NFL issues stricter concussion guidelines

NFL Notes

Falcons running back Turner misses practice

Jaguars will be without Mathis

December 03, 2009|By From Sun news services

NFL teams now have new, stricter instructions for when players should be allowed to return to games or practices after head injuries, guidelines that go into effect this week.

In the latest step by the league to address a hot-button issue, commissioner Roger Goodell sent a memo to the 32 clubs Wednesday saying a player who gets a concussion shouldn't return to action the same day if he shows certain signs or symptoms.

Those include an inability to remember assignments or plays, a gap in memory, persistent dizziness and persistent headaches.

The old standard, established in 2007, said a player should not be allowed to return to the same game if he lost consciousness.

Wednesday's memo also says players "are to be encouraged to be candid with team medical staffs and fully disclose any signs or symptoms that may be associated with a concussion."

Nearly one-fifth of 160 NFL players surveyed by the Associated Press from Nov. 2-15 replied that they have hidden or played down the effects of a concussion.

FALCONS: Running back Michael Turner sat out practice but isn't giving up on playing in a crucial game against the Eagles.

Turner initially suffered a high right ankle sprain in a Nov. 15 loss at Carolina. After sitting out a game, he returned to play Sunday against the Tampa Bay Buccaneers, only to go down again in the third quarter with the same problem. Atlanta has already ruled out starting quarterback Matt Ryan with an injured toe.

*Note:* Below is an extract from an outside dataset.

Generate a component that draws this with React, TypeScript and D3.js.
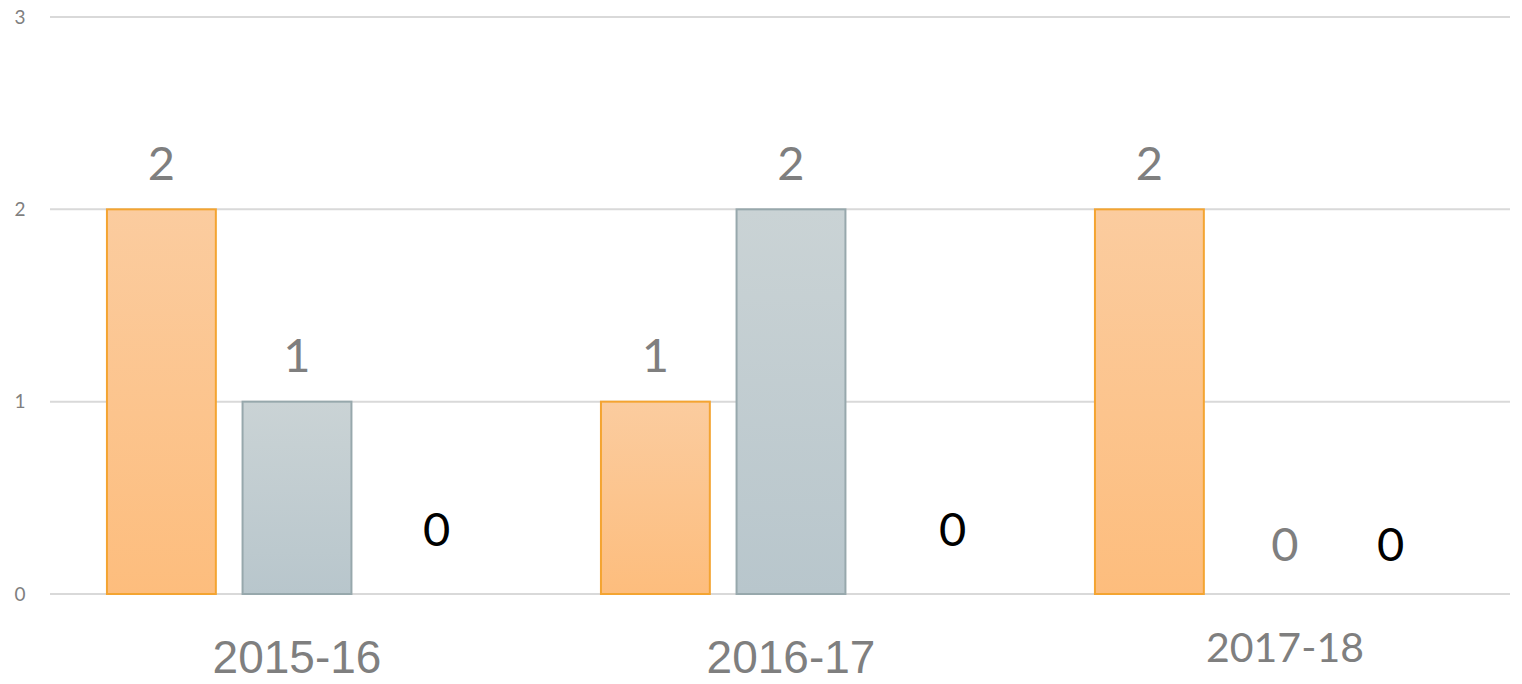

GIANTS: Backup running backs Ahmad Bradshaw and Danny Ware missed practice Wednesday, and coach Tom Coughlin is uncertain about their status for Sunday's matchup with the Cowboys.

JAGUARS: Jacksonville will be without cornerback Rashean Mathis for a third consecutive week. Coach Jack Del Rio ruled Mathis out for Sunday's game against Houston.

RAIDERS: All-Pro cornerback Nnamdi Asomugha says the defense is too simple. "We're a team that chooses to be who we are regardless of who we're playing against and regardless of the matchups or the things that the other team is going to present," Asomugha said. "We've got one way of doing it and that's what we do, and teams can get us into some tough situations."

SAINTS: New Orleans' win over the Patriots on Monday night was the second-most-watched cable telecast of all time. The game on ESPN was seen by 21.4 million viewers, second only to the 21.8 million for the Packers-Vikings game Oct. 5.

STEELERS: Hines Ward'sapology to Ben Roethlisberger was extended to the rest of the team. Ward said at a team meeting that he regretted creating a distraction when he questioned why a concussion had kept Roethlisberger from playing against the Ravens on Sunday night. Roethlisberger hasn't reported any headaches since Friday and practiced Wednesday for Sunday's game against Oakland.